Yes. Ryan's officially that guy – the one who's been out of the game for so long that he doesn't know where the field is. I love him but he's been sheltered to the point that he's become borderline autistic. I'm so ugly. Why would anyone date me? I don't even know why I try. It's hopeless. Often, he tells me he can't stand the risk of rejection.
How many people have friends like this? They criticize themselves, only to find failure when they try because they have no clue what to do.
"Did you talk to him during intermission?" I ask.
"No," he says, sheepishly. "I didn't want to come on too strong so I just stared at him from across the room, near the entrance, hoping he'd make eye contact."
"Did he?"
"Yeah. But he looked away, rushing to the bathroom."
"And?"
"I followed him, pretending to wash my hands."
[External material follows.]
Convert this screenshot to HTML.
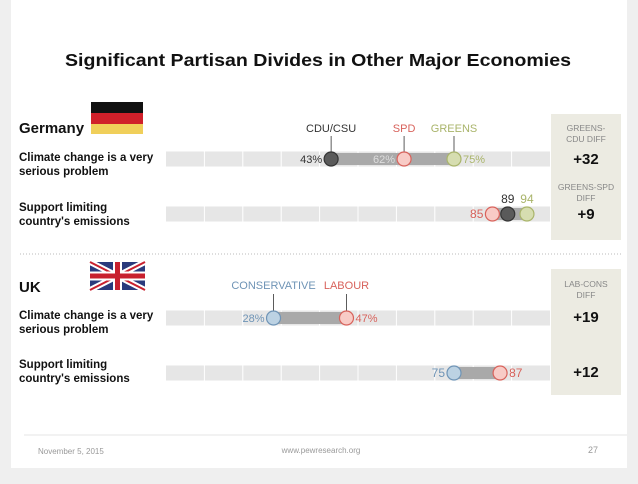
<!DOCTYPE html>
<html><head><meta charset="utf-8"><style>
body{margin:0;width:638px;height:479px;background:#efefef;overflow:hidden;font-family:"Liberation Sans",sans-serif}
</style></head><body>
<svg width="638" height="479" xmlns="http://www.w3.org/2000/svg" id="svg">
<rect x="11" y="0" width="616" height="468" fill="#fff"/>
<text x="318" y="66" text-anchor="middle" font-size="17.5" font-weight="bold" fill="#111" textLength="506" lengthAdjust="spacingAndGlyphs">Significant Partisan Divides in Other Major Economies</text>
<g><rect x="91" y="102" width="52" height="11" fill="#111"/><rect x="91" y="113" width="52" height="11" fill="#d0202a"/><rect x="91" y="124" width="52" height="10" fill="#f0cf5a"/></g>
<text x="19" y="133" font-size="15" font-weight="bold" fill="#111">Germany</text>
<g>
<rect x="90" y="262" width="55" height="28" fill="#2a3a7c"/>
<line x1="90" y1="262" x2="145" y2="290" stroke="#fff" stroke-width="6"/><line x1="145" y1="262" x2="90" y2="290" stroke="#fff" stroke-width="6"/>
<line x1="90" y1="262" x2="145" y2="290" stroke="#c8202e" stroke-width="2"/><line x1="145" y1="262" x2="90" y2="290" stroke="#c8202e" stroke-width="2"/>
<rect x="113" y="262" width="9" height="28" fill="#fff"/><rect x="90" y="271.5" width="55" height="9" fill="#fff"/>
<rect x="115" y="262" width="5" height="28" fill="#c8202e"/><rect x="90" y="273.5" width="55" height="5" fill="#c8202e"/></g>
<text x="19" y="292" font-size="15" font-weight="bold" fill="#111">UK</text>
<g font-size="11.5" font-weight="bold" fill="#111">
<text x="19" y="161"><tspan x="19">Climate change is a very</tspan><tspan x="19" dy="14">serious problem</tspan></text>
<text x="19" y="211"><tspan x="19">Support limiting</tspan><tspan x="19" dy="14">country's emissions</tspan></text>
<text x="19" y="319"><tspan x="19">Climate change is a very</tspan><tspan x="19" dy="14">serious problem</tspan></text>
<text x="19" y="368"><tspan x="19">Support limiting</tspan><tspan x="19" dy="14">country's emissions</tspan></text>
</g>
<line x1="20" y1="254" x2="622" y2="254" stroke="#bbb" stroke-dasharray="1,2"/>
<rect x="551" y="114" width="70" height="126" fill="#ecebe2"/>
<rect x="551" y="269" width="70" height="126" fill="#ecebe2"/>
<g text-anchor="middle" fill="#888" font-size="8.5">
<text x="586" y="131">GREENS-</text><text x="586" y="142">CDU DIFF</text>
<text x="586" y="190">GREENS-SPD</text><text x="586" y="201">DIFF</text>
<text x="586" y="287">LAB-CONS</text><text x="586" y="298">DIFF</text>
</g>
<g text-anchor="middle" fill="#111" font-size="15" font-weight="bold">
<text x="586" y="164">+32</text>
<text x="586" y="219">+9</text>
<text x="586" y="322">+19</text>
<text x="586" y="377">+12</text>
</g>
<g id="plot"></g>
<line x1="24" y1="435" x2="627" y2="435" stroke="#e4e4e4"/>
<text x="38" y="454" font-size="8" fill="#999">November 5, 2015</text>
<text x="321" y="453" font-size="8" fill="#999" text-anchor="middle">www.pewresearch.org</text>
<text x="598" y="453" font-size="9" fill="#999" text-anchor="end">27</text>
</svg>
<script>
const rowNames=["de-climate","de-emissions","uk-climate","uk-emissions"];
const rowY=[159,214,318,373];
const deClimate=[43,62,75];
const deEmissions=[89,85,94];
const ukClimate=[28,47];
const ukEmissions=[75,87];
const X0=166,X1=550;
const NS="http://www.w3.org/2000/svg";
const g=document.getElementById('plot');
function x(v){return X0+(X1-X0)*v/100;}
function mk(tag,attrs,name){const e=document.createElementNS(NS,tag);for(const k in attrs)e.setAttribute(k,attrs[k]);


g.appendChild(e);return e;}
function txt(t,xx,yy,fill,anchor,name,size){const e=mk('text',{x:xx,y:yy,fill:fill,'text-anchor':anchor,'font-size':size||11},name);e.textContent=t;return e;}
const sty={cdu:['#5a5a5a','#333'],spd:['#f8cbc6','#d8625b'],grn:['#d6ddb0','#a9b46a'],con:['#bcd2e3','#6f94b6'],lab:['#f8cbc6','#d8625b']};
rowY.forEach((y,i)=>{
  mk('rect',{x:X0,y:y-7.5,width:X1-X0,height:15,fill:'#e6e6e6'},'track-'+rowNames[i]);
  for(let t=1;t<10;t++)mk('line',{x1:x(t*10),x2:x(t*10),y1:y-7.5,y2:y+7.5,stroke:'#fff','stroke-width':1},'gridline');
});
function seg(a,b,y,n){mk('rect',{x:x(Math.min(a,b)),y:y-6,width:Math.abs(b-a)*(X1-X0)/100,height:12,fill:'#a9a9a9'},n);}
function dot(v,y,s,n){mk('circle',{cx:x(v),cy:y,r:7,fill:sty[s][0],stroke:sty[s][1],'stroke-width':1.2},n);}
function lead(v,y1,y2,n){mk('line',{x1:x(v),x2:x(v),y1:y1,y2:y2,stroke:'#333','stroke-width':0.8},n);}
// Germany climate
let y=rowY[0];
seg(Math.min(...deClimate),Math.max(...deClimate),y,'range-de-climate');
lead(deClimate[0],136,152,'leader-cdu');lead(deClimate[1],136,152,'leader-spd');lead(deClimate[2],136,152,'leader-greens');
txt('CDU/CSU',x(deClimate[0]),132,'#333','middle','label-cdu');
txt('SPD',x(deClimate[1]),132,'#d8625b','middle','label-spd');
txt('GREENS',x(deClimate[2]),132,'#a9b46a','middle','label-greens');
dot(deClimate[0],y,'cdu','dot-de-climate-cdu');dot(deClimate[1],y,'spd','dot-de-climate-spd');dot(deClimate[2],y,'grn','dot-de-climate-greens');
txt(deClimate[0]+'%',x(deClimate[0])-9,y+4,'#333','end','value-de-climate-cdu');
txt(deClimate[1]+'%',x(deClimate[1])-9,y+4,'#ddd','end','value-de-climate-spd');
txt(deClimate[2]+'%',x(deClimate[2])+9,y+4,'#a9b46a','start','value-de-climate-greens');
// Germany emissions
y=rowY[1];
seg(Math.min(...deEmissions),Math.max(...deEmissions),y,'range-de-emissions');
dot(deEmissions[1],y,'spd','dot-de-emissions-spd');dot(deEmissions[0],y,'cdu','dot-de-emissions-cdu');dot(deEmissions[2],y,'grn','dot-de-emissions-greens');
txt(String(deEmissions[1]),x(deEmissions[1])-9,y+4,'#d8625b','end','value-de-emissions-spd',12);
txt(String(deEmissions[0]),x(deEmissions[0]),y-11,'#333','middle','value-de-emissions-cdu',12);
txt(String(deEmissions[2]),x(deEmissions[2]),y-11,'#a9b46a','middle','value-de-emissions-greens',12);
// UK climate
y=rowY[2];
seg(ukClimate[0],ukClimate[1],y,'range-uk-climate');
lead(ukClimate[0],294,311,'leader-con');lead(ukClimate[1],294,311,'leader-lab');
txt('CONSERVATIVE',x(ukClimate[0]),289,'#6f94b6','middle','label-conservative');
txt('LABOUR',x(ukClimate[1]),289,'#d8625b','middle','label-labour');
dot(ukClimate[0],y,'con','dot-uk-climate-con');dot(ukClimate[1],y,'lab','dot-uk-climate-lab');
txt(ukClimate[0]+'%',x(ukClimate[0])-9,y+4,'#6f94b6','end','value-uk-climate-con');
txt(ukClimate[1]+'%',x(ukClimate[1])+9,y+4,'#d8625b','start','value-uk-climate-lab');
// UK emissions
y=rowY[3];
seg(ukEmissions[0],ukEmissions[1],y,'range-uk-emissions');
dot(ukEmissions[0],y,'con','dot-uk-emissions-con');dot(ukEmissions[1],y,'lab','dot-uk-emissions-lab');
txt(String(ukEmissions[0]),x(ukEmissions[0])-9,y+4,'#6f94b6','end','value-uk-emissions-con',12);
txt(String(ukEmissions[1]),x(ukEmissions[1])+9,y+4,'#d8625b','start','value-uk-emissions-lab',12);
</script>
</body></html>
"OK. See. That's called stalking," I advise.
"Yeah, he darted off, changing seats during the second act."
The situation has led Ryan to isolate further. I only hear from him once a week when he calls to remind me he's alive. He keeps busy, working a job and watching the news. Tonight he calls to say he saw an artist's sketch of the man crawling through people's windows. It made him sad – the thought of a rapist taking advantage of the innocent.
"I don't know how you keep your window open," he says.
"I refuse to hide."
"Why? Aren't you afraid he'll hurt you?"
"Not really. I'm more afraid of not smelling the flowers."